### Exercise prompt
Copy out the listing that follows, exactly, without its pictures.

### Source excerpt
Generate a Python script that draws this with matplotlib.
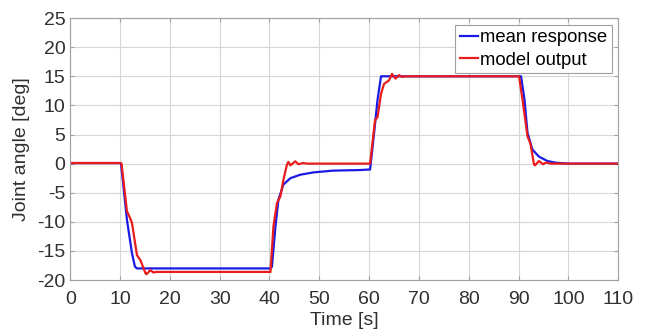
import matplotlib.pyplot as plt

plt.rcParams['font.family'] = ['Liberation Sans', 'DejaVu Sans']
plt.rcParams['axes.unicode_minus'] = False

# mean response (blue)
mean_t = [0, 10.0, 10.2, 11.4, 12.4, 13.0, 13.4, 40.2, 40.5, 41.2, 41.8, 42.8, 44.2, 46.2,
          48.9, 52.8, 58.2, 60.2, 61.0, 61.7, 62.4, 90.5, 91.2, 91.8, 92.8, 94.1, 95.8,
          97.5, 100, 110]
mean_y = [0.1, 0.1, 0.0, -9.7, -15.4, -17.7, -18.0, -18.0, -17.7, -10.8, -6.2, -3.6, -2.5, -1.9,
          -1.5, -1.2, -1.1, -1.0, 5.2, 11.0, 15.0, 15.0, 11.0, 5.3, 2.4, 1.2, 0.45,
          0.15, 0.0, 0.0]

# model output (red)
model_t = [0, 10.1, 10.3, 11.4, 12.0, 12.4, 13.4, 14.1, 15.1, 15.3,
           16.1, 16.7, 17.3, 40.2, 40.8, 41.5, 42.2, 42.8, 43.5, 43.8,
           44.2, 45.2, 45.8, 46.8, 47.5, 60.2, 61.2, 61.7, 62.4, 63.0,
           64.0, 64.6, 65.3, 66.0, 66.6, 67.2, 90.1, 90.8, 91.8, 92.4,
           93.1, 93.3, 94.1, 94.9, 95.6, 96.5, 110]
model_y = [0.1, 0.1, 0.0, -8.2, -9.3, -10.2, -15.7, -16.6, -18.8, -19.0,
           -18.3, -18.7, -18.6, -18.6, -10.8, -6.8, -5.6, -2.8, -0.2, 0.3,
           -0.3, 0.4, -0.1, 0.1, 0.0, 0.0, 7.5, 8.0, 12.0, 13.7,
           14.3, 15.4, 14.6, 15.2, 14.9, 15.0, 15.0, 11.0, 4.7, 3.4,
           -0.1, -0.3, 0.45, -0.1, 0.2, 0.0, 0.0]

fig = plt.figure(figsize=(6.5, 3.35), dpi=100)
ax = fig.add_axes([0.108, 0.164, 0.843, 0.782])

ax.plot(mean_t, mean_y, color='#1a1ae6', lw=1.6, label='mean response')
ax.plot(model_t, model_y, color='#e81c1c', lw=1.6, label='model output')

ax.set_xlim(0, 110)
ax.set_ylim(-20, 25)
ax.set_xticks(range(0, 111, 10))
ax.set_yticks(range(-20, 26, 5))
ax.grid(True, color='#d6d6d6', lw=0.8)
ax.set_axisbelow(True)
for s in ax.spines.values():
    s.set_color('#a0a0a0')
ax.tick_params(direction='in', top=True, right=True, labelsize=14, color='#a0a0a0',
               labelcolor='#303030', length=3)
ax.tick_params(axis='x', pad=8)

ax.set_xlabel('Time [s]', fontsize=14, color='#303030', labelpad=3)
ax.set_ylabel('Joint angle [deg]', fontsize=14, color='#303030', labelpad=5)

leg = ax.legend(loc='upper right', fontsize=13.3, fancybox=False, framealpha=1,
                edgecolor='#a0a0a0', handlelength=1.0, handletextpad=0.1,
                borderpad=0.25, labelspacing=0.3, borderaxespad=0.35)
leg.get_frame().set_linewidth(0.8)

fig.savefig('out.png', dpi=100)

### Result
Generate a Python script that draws this with matplotlib.
import matplotlib.pyplot as plt

plt.rcParams['font.family'] = ['Liberation Sans', 'DejaVu Sans']
plt.rcParams['axes.unicode_minus'] = False

# mean response (blue)
mean_t = [0, 10.0, 10.2, 11.4, 12.4, 13.0, 13.4, 40.2, 40.5, 41.2, 41.8, 42.8, 44.2, 46.2,
          48.9, 52.8, 58.2, 60.2, 61.0, 61.7, 62.4, 90.5, 91.2, 91.8, 92.8, 94.1, 95.8,
          97.5, 100, 110]
mean_y = [0.1, 0.1, 0.0, -9.7, -15.4, -17.7, -18.0, -18.0, -17.7, -10.8, -6.2, -3.6, -2.5, -1.9,
          -1.5, -1.2, -1.1, -1.0, 5.2, 11.0, 15.0, 15.0, 11.0, 5.3, 2.4, 1.2, 0.45,
          0.15, 0.0, 0.0]

# model output (red)
model_t = [0, 10.1, 10.3, 11.4, 12.0, 12.4, 13.4, 14.1, 15.1, 15.3,
           16.1, 16.7, 17.3, 40.2, 40.8, 41.5, 42.2, 42.8, 43.5, 43.8,
           44.2, 45.2, 45.8, 46.8, 47.5, 60.2, 61.2, 61.7, 62.4, 63.0,
           64.0, 64.6, 65.3, 66.0, 66.6, 67.2, 90.1, 90.8, 91.8, 92.4,
           93.1, 93.3, 94.1, 94.9, 95.6, 96.5, 110]
model_y = [0.1, 0.1, 0.0, -8.2, -9.3, -10.2, -15.7, -16.6, -18.8, -19.0,
           -18.3, -18.7, -18.6, -18.6, -10.8, -6.8, -5.6, -2.8, -0.2, 0.3,
           -0.3, 0.4, -0.1, 0.1, 0.0, 0.0, 7.5, 8.0, 12.0, 13.7,
           14.3, 15.4, 14.6, 15.2, 14.9, 15.0, 15.0, 11.0, 4.7, 3.4,
           -0.1, -0.3, 0.45, -0.1, 0.2, 0.0, 0.0]

fig = plt.figure(figsize=(6.5, 3.35), dpi=100)
ax = fig.add_axes([0.108, 0.164, 0.843, 0.782])

ax.plot(mean_t, mean_y, color='#1a1ae6', lw=1.6, label='mean response')
ax.plot(model_t, model_y, color='#e81c1c', lw=1.6, label='model output')

ax.set_xlim(0, 110)
ax.set_ylim(-20, 25)
ax.set_xticks(range(0, 111, 10))
ax.set_yticks(range(-20, 26, 5))
ax.grid(True, color='#d6d6d6', lw=0.8)
ax.set_axisbelow(True)
for s in ax.spines.values():
    s.set_color('#a0a0a0')
ax.tick_params(direction='in', top=True, right=True, labelsize=14, color='#a0a0a0',
               labelcolor='#303030', length=3)
ax.tick_params(axis='x', pad=8)

ax.set_xlabel('Time [s]', fontsize=14, color='#303030', labelpad=3)
ax.set_ylabel('Joint angle [deg]', fontsize=14, color='#303030', labelpad=5)

leg = ax.legend(loc='upper right', fontsize=13.3, fancybox=False, framealpha=1,
                edgecolor='#a0a0a0', handlelength=1.0, handletextpad=0.1,
                borderpad=0.25, labelspacing=0.3, borderaxespad=0.35)
leg.get_frame().set_linewidth(0.8)

fig.savefig('out.png', dpi=100)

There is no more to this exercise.